_Work instructions_. Give back the full listing verbatim, apart from its images.

_Material provided_.
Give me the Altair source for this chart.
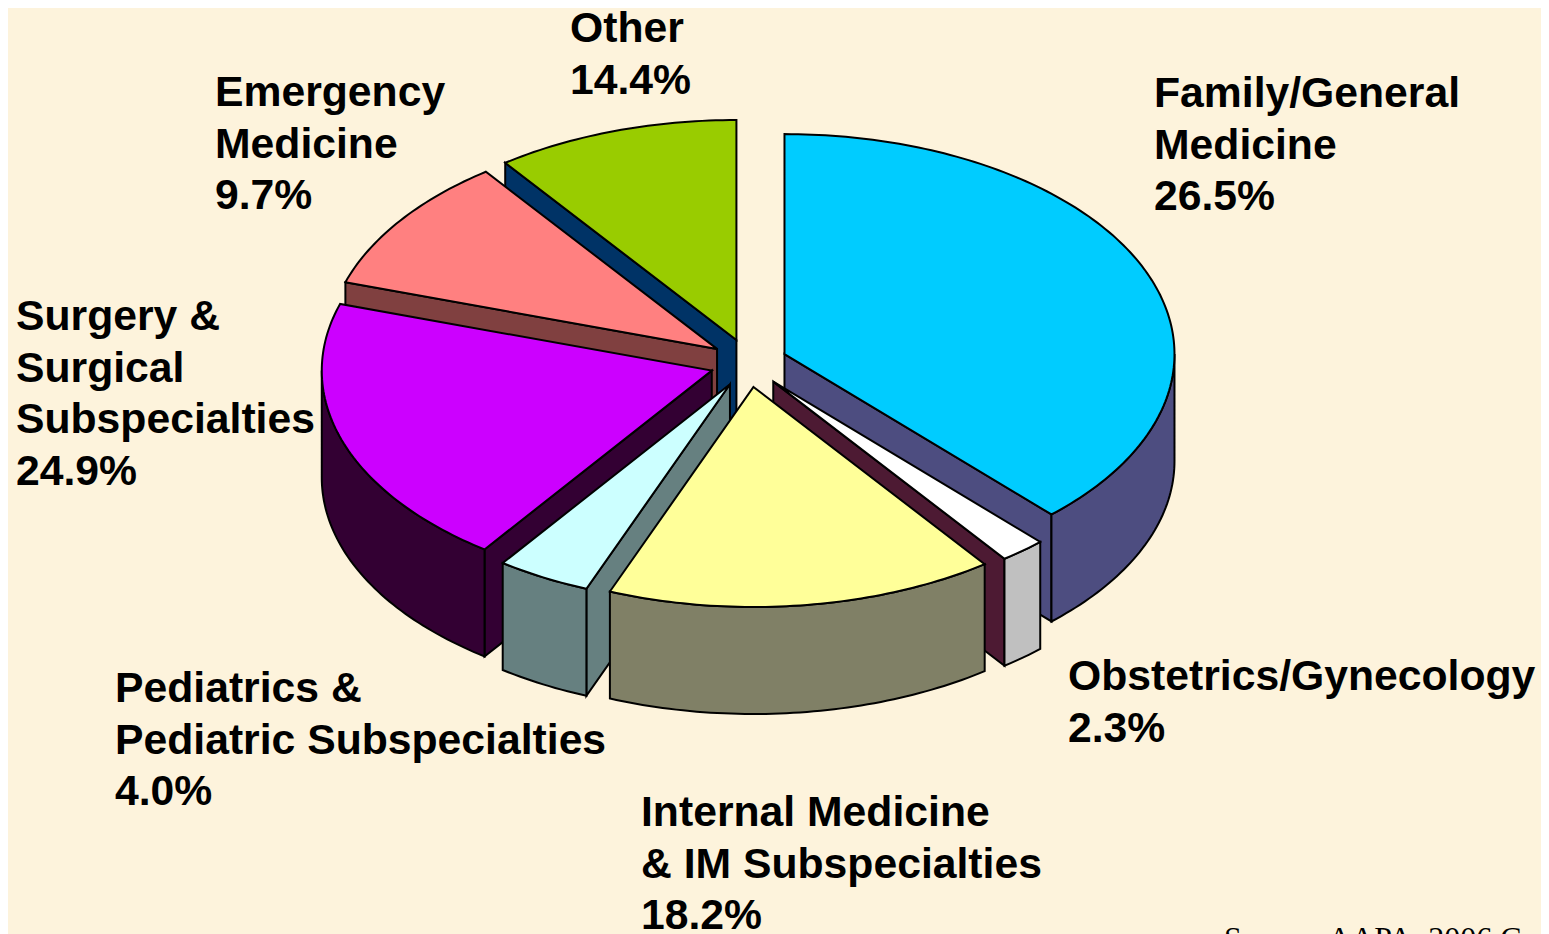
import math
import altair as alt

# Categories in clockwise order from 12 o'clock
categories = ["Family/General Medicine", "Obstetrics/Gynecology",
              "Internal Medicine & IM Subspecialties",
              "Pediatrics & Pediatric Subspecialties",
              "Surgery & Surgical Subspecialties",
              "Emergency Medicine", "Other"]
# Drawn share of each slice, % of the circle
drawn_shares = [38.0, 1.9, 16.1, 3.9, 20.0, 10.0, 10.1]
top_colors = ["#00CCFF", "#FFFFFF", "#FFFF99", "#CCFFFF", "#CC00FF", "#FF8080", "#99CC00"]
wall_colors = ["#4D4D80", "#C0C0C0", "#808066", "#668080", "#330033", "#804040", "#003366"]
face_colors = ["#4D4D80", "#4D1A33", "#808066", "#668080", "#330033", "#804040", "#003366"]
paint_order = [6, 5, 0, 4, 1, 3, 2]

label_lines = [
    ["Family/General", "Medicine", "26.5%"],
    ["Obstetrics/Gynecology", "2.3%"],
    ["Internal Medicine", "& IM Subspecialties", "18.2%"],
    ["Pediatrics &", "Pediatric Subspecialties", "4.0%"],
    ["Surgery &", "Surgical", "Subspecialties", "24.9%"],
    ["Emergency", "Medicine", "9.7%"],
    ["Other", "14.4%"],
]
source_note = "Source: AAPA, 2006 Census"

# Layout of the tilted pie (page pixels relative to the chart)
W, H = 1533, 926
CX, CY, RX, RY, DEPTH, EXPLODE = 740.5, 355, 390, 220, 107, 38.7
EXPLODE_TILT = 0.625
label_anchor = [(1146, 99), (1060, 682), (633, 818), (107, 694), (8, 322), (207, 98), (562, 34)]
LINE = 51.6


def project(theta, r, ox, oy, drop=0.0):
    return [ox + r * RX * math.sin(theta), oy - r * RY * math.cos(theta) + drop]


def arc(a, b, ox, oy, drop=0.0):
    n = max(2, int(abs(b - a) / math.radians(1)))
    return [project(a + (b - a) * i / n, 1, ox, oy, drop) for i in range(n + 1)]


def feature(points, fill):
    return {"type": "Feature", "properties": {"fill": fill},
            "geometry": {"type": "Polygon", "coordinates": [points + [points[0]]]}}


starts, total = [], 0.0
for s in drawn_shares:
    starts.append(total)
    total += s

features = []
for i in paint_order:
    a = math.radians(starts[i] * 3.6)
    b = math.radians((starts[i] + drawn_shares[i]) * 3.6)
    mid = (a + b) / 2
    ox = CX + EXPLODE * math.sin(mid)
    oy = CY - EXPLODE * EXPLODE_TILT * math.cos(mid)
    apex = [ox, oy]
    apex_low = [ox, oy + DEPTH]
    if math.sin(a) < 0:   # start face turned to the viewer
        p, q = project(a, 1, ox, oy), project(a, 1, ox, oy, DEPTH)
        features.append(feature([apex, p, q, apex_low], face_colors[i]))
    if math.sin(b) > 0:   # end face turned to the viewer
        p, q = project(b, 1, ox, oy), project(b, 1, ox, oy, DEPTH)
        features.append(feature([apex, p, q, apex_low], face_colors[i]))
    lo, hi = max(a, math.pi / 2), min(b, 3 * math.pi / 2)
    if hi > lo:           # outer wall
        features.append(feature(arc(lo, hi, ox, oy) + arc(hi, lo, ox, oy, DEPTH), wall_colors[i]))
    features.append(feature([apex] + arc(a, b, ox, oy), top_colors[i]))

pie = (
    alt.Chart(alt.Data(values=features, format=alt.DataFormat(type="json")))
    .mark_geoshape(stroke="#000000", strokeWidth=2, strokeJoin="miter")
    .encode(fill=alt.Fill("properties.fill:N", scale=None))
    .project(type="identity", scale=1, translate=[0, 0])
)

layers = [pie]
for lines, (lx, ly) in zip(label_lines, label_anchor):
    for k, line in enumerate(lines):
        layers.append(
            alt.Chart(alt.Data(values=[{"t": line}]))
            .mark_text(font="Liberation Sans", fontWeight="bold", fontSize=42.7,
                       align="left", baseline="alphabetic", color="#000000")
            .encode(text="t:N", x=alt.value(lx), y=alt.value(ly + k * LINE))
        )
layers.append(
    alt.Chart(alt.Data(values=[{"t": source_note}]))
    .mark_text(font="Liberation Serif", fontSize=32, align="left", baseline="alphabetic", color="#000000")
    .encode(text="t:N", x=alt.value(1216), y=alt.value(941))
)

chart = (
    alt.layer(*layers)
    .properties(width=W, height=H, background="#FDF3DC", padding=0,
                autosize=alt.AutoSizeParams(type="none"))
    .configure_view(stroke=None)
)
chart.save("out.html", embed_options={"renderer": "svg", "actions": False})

_Complete response_.
Give me the Altair source for this chart.
import math
import altair as alt

# Categories in clockwise order from 12 o'clock
categories = ["Family/General Medicine", "Obstetrics/Gynecology",
              "Internal Medicine & IM Subspecialties",
              "Pediatrics & Pediatric Subspecialties",
              "Surgery & Surgical Subspecialties",
              "Emergency Medicine", "Other"]
# Drawn share of each slice, % of the circle
drawn_shares = [38.0, 1.9, 16.1, 3.9, 20.0, 10.0, 10.1]
top_colors = ["#00CCFF", "#FFFFFF", "#FFFF99", "#CCFFFF", "#CC00FF", "#FF8080", "#99CC00"]
wall_colors = ["#4D4D80", "#C0C0C0", "#808066", "#668080", "#330033", "#804040", "#003366"]
face_colors = ["#4D4D80", "#4D1A33", "#808066", "#668080", "#330033", "#804040", "#003366"]
paint_order = [6, 5, 0, 4, 1, 3, 2]

label_lines = [
    ["Family/General", "Medicine", "26.5%"],
    ["Obstetrics/Gynecology", "2.3%"],
    ["Internal Medicine", "& IM Subspecialties", "18.2%"],
    ["Pediatrics &", "Pediatric Subspecialties", "4.0%"],
    ["Surgery &", "Surgical", "Subspecialties", "24.9%"],
    ["Emergency", "Medicine", "9.7%"],
    ["Other", "14.4%"],
]
source_note = "Source: AAPA, 2006 Census"

# Layout of the tilted pie (page pixels relative to the chart)
W, H = 1533, 926
CX, CY, RX, RY, DEPTH, EXPLODE = 740.5, 355, 390, 220, 107, 38.7
EXPLODE_TILT = 0.625
label_anchor = [(1146, 99), (1060, 682), (633, 818), (107, 694), (8, 322), (207, 98), (562, 34)]
LINE = 51.6


def project(theta, r, ox, oy, drop=0.0):
    return [ox + r * RX * math.sin(theta), oy - r * RY * math.cos(theta) + drop]


def arc(a, b, ox, oy, drop=0.0):
    n = max(2, int(abs(b - a) / math.radians(1)))
    return [project(a + (b - a) * i / n, 1, ox, oy, drop) for i in range(n + 1)]


def feature(points, fill):
    return {"type": "Feature", "properties": {"fill": fill},
            "geometry": {"type": "Polygon", "coordinates": [points + [points[0]]]}}


starts, total = [], 0.0
for s in drawn_shares:
    starts.append(total)
    total += s

features = []
for i in paint_order:
    a = math.radians(starts[i] * 3.6)
    b = math.radians((starts[i] + drawn_shares[i]) * 3.6)
    mid = (a + b) / 2
    ox = CX + EXPLODE * math.sin(mid)
    oy = CY - EXPLODE * EXPLODE_TILT * math.cos(mid)
    apex = [ox, oy]
    apex_low = [ox, oy + DEPTH]
    if math.sin(a) < 0:   # start face turned to the viewer
        p, q = project(a, 1, ox, oy), project(a, 1, ox, oy, DEPTH)
        features.append(feature([apex, p, q, apex_low], face_colors[i]))
    if math.sin(b) > 0:   # end face turned to the viewer
        p, q = project(b, 1, ox, oy), project(b, 1, ox, oy, DEPTH)
        features.append(feature([apex, p, q, apex_low], face_colors[i]))
    lo, hi = max(a, math.pi / 2), min(b, 3 * math.pi / 2)
    if hi > lo:           # outer wall
        features.append(feature(arc(lo, hi, ox, oy) + arc(hi, lo, ox, oy, DEPTH), wall_colors[i]))
    features.append(feature([apex] + arc(a, b, ox, oy), top_colors[i]))

pie = (
    alt.Chart(alt.Data(values=features, format=alt.DataFormat(type="json")))
    .mark_geoshape(stroke="#000000", strokeWidth=2, strokeJoin="miter")
    .encode(fill=alt.Fill("properties.fill:N", scale=None))
    .project(type="identity", scale=1, translate=[0, 0])
)

layers = [pie]
for lines, (lx, ly) in zip(label_lines, label_anchor):
    for k, line in enumerate(lines):
        layers.append(
            alt.Chart(alt.Data(values=[{"t": line}]))
            .mark_text(font="Liberation Sans", fontWeight="bold", fontSize=42.7,
                       align="left", baseline="alphabetic", color="#000000")
            .encode(text="t:N", x=alt.value(lx), y=alt.value(ly + k * LINE))
        )
layers.append(
    alt.Chart(alt.Data(values=[{"t": source_note}]))
    .mark_text(font="Liberation Serif", fontSize=32, align="left", baseline="alphabetic", color="#000000")
    .encode(text="t:N", x=alt.value(1216), y=alt.value(941))
)

chart = (
    alt.layer(*layers)
    .properties(width=W, height=H, background="#FDF3DC", padding=0,
                autosize=alt.AutoSizeParams(type="none"))
    .configure_view(stroke=None)
)
chart.save("out.html", embed_options={"renderer": "svg", "actions": False})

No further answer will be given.